This year's traditional Thanksgiving dinner will be easier on the wallet, with the price the lowest in five years, according to the American Farm Bureau Federation.
The farm organization found the price of the turkey and all the trimmings for the classic Thanksgiving Day meal for 10 people will cost 1.5 percent less than last year, or an average of $49.12. That is down 75 cents from last year's average cost of $49.87.
"The last time Thanksgiving was this cheap was 2013," John Newton, the federation's market intelligence director. "The fact you can have that classic meal for under $5 per person says a lot about the U.S. farmer and the harvest they produce every year."
Nationally, the average cost of the traditional Thanksgiving meal as tracked by the federation has gone down for two-consecutive years. Newton said this year's decline was led by falling turkey prices.

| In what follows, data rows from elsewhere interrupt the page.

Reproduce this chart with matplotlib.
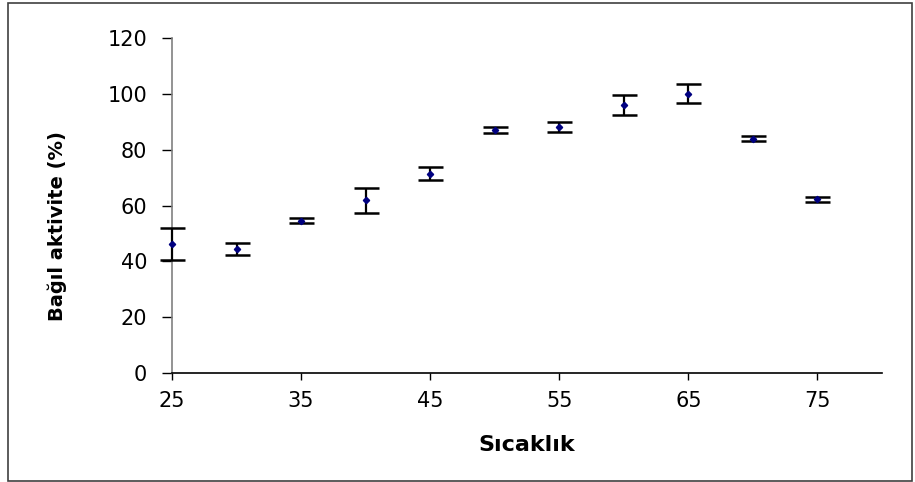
import matplotlib
matplotlib.use("Agg")
import matplotlib.pyplot as plt
from matplotlib.patches import Rectangle

plt.rcParams['font.family'] = ['DejaVu Sans']

# Temperature (°C) and relative activity (%) with error margins
sicaklik = [25, 30, 35, 40, 45, 50, 55, 60, 65, 70, 75]
aktivite = [46.3, 44.5, 54.6, 61.8, 71.4, 87.1, 88.2, 96.0, 100.0, 84.0, 62.2]
hata = [5.7, 2.1, 1.0, 4.4, 2.4, 1.1, 1.8, 3.6, 3.4, 0.8, 0.9]

x_ticks = [25, 35, 45, 55, 65, 75]
y_ticks = [0, 20, 40, 60, 80, 100, 120]

W, H = 915, 482
fig = plt.figure(figsize=(W / 100, H / 100), dpi=100)
ax = fig.add_axes([172 / W, 1 - 373 / H, (882 - 172) / W, (373 - 38) / H])

markers, caps, bars = ax.errorbar(sicaklik, aktivite, yerr=hata, fmt='D',
                                  color='#000080', markersize=3.2,
                                  ecolor='black', elinewidth=1.6, capsize=9,
                                  capthick=1.8, zorder=3)
# Let the first point's whisker caps extend past the y axis
markers.set_clip_on(False)
for artist in list(caps) + list(bars):
    artist.set_clip_on(False)

ax.set_xlim(25, 80)
ax.set_ylim(0, 120)
ax.set_xticks(x_ticks)
ax.set_yticks(y_ticks)

for s in ('top', 'right'):
    ax.spines[s].set_visible(False)
ax.spines['left'].set_color('#808080')
ax.spines['left'].set_linewidth(1.2)
ax.spines['bottom'].set_color('black')
ax.spines['bottom'].set_linewidth(1.2)

ax.tick_params(axis='y', direction='out', length=7, width=1, colors='black',
               labelsize=15, pad=11)
ax.tick_params(axis='x', direction='out', length=5, width=1, colors='black',
               labelsize=15, pad=8)

ax.set_xlabel('Sıcaklık', fontsize=16, fontweight='bold', va='center')
ax.xaxis.set_label_coords(0.5, (373 - 445) / 335)
ax.set_ylabel('Bağıl aktivite (%)', fontsize=14, fontweight='bold',
              va='center')
ax.yaxis.set_label_coords((57 - 172) / 710, (373 - 226) / 335)

# Outer frame around the whole chart
fig.patches.append(Rectangle((8 / W, 1 / H), (912 - 8) / W, (479 - 1) / H,
                             transform=fig.transFigure, fill=False,
                             edgecolor='#404040', linewidth=1.2))

fig.savefig('out.png', dpi=100)
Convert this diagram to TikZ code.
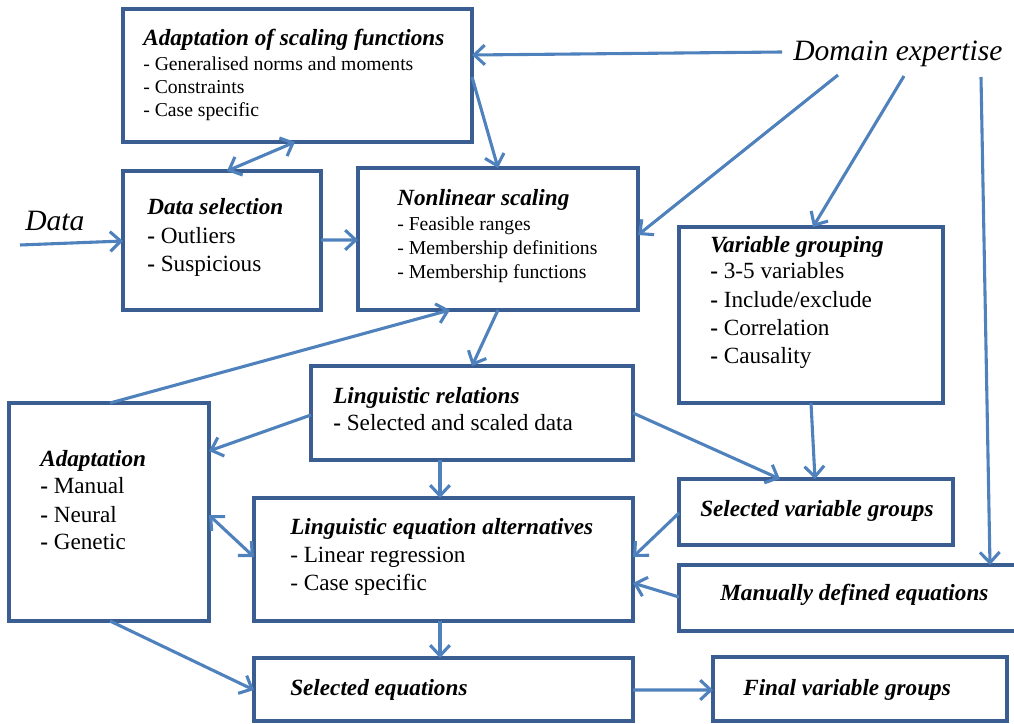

Indeed, the biggest single decline this year for the national cost is the price of the 16-pound turkey, down 36 cents to an average to $22.38 from $22.74 last year. That's a decline of 1.6 percent.
"Wholesale turkey prices are now below $1 [per pound] for the first time since 2013," said Newton. "We have an abundant supply of turkeys, and that's really leading to some of the lower prices that consumers are seeing at the grocery store."
Some supermarkets use the turkeys essentially as a "loss leader" to drive sales in stores for other holiday food items. Amazon's recently purchased Whole Foods is cutting prices for its organic or non-antibiotic turkeys for Thanksgiving this year.
Other special items on the dinner table that are down nationally this year include sweet potatoes, rolls, green peas and 9-inch pie shells. Three pounds of sweet potatoes were $3.52, down 2.2 percent from last year. The price of a dozen rolls fell 8.1 percent, pie shells dropped by 5.4 percent and a gallon of whole milk dropped by 5.7 percent.
"The gallon of milk was lower as milk supplies in the United States continue to grow," said Newton. It also comes as some East Coast dairy producers are experiencing some of the thinnest profit margins in the past few years.
However, the federation said the price of the pumpkin pie mix was up by 2.6 percent, whipped cream jumped 4 percent and 12 ounces of fresh cranberries went up 1.7 percent. In percentage terms, the highest increase this year was cube stuffing, rising 5.2 percent over 2016 levels.
According to Newton, some of the price movements may be more related to processing costs, including labor and energy expenses. He said things that are more directly farmed to consumers didn't see a significant price increase in this year.
The survey, which has been conducted annually since 1986, is done by volunteer shoppers around the country and looks at regular-priced items. It doesn't reflect store coupons or other discounting.
Demand for organic and specialty turkeys has been growing in recent years, but the most popular ones for Thanksgiving remain frozen whole birds.
Last month, the U.S. Department of Agriculture reported that the total frozen whole turkeys in cold storage as of Sept. 30 were up about 22 percent from last year. The increase partly reflects a building of supplies in advance of Thanksgiving but also additional supplies that have been produced.
The oversupply of turkey may be good news for consumers, but it has hurt pricing for the major producers of the bird and, in some cases, squeezed margins. Even so, the organic turkeys tend to have stronger pricing than the conventional frozen birds.
"This year overall has been a more challenging year in general," said Jay Jandrain, COO of Butterball, the nation's largest supplier of turkeys. He said there's been "too much supply out there [of turkeys] and an oversupply of protein in general."
"It's made for a more competitive environment in general, both because of turkey industry-specific supplies as well as protein in general," he said.
This year, Butterball is rolling out for the first time an organic whole bird, although Jandrain said it's a "very small part of the business."
"As we look at those types of offerings, whether it's in a whole bird or it's other types of products that we produce, we're certainly seeing increased consumer demand for antibiotic-free ... in organic products in general," the COO said. "We're looking for additional opportunities to meet consumer needs in providing those additional offerings, also."
Parts of the country may see even lower costs than the national price reported by the federation.
For example. the classic Thanksgiving meal will cost total of $44.74 this year in New York state, down $1.89 or a nearly 10 percent decline from last year, according to the state farm bureau's survey. That means it will be on average $4.38 cheaper for New Yorkers than the national average price for the meal.
The savings for New Yorkers is evident in the price of 16-pound turkeys, which will cost an average $21.36 in the state, down from $22.20 last year and more than a $1 cheaper than the national average price of $22.38 this year.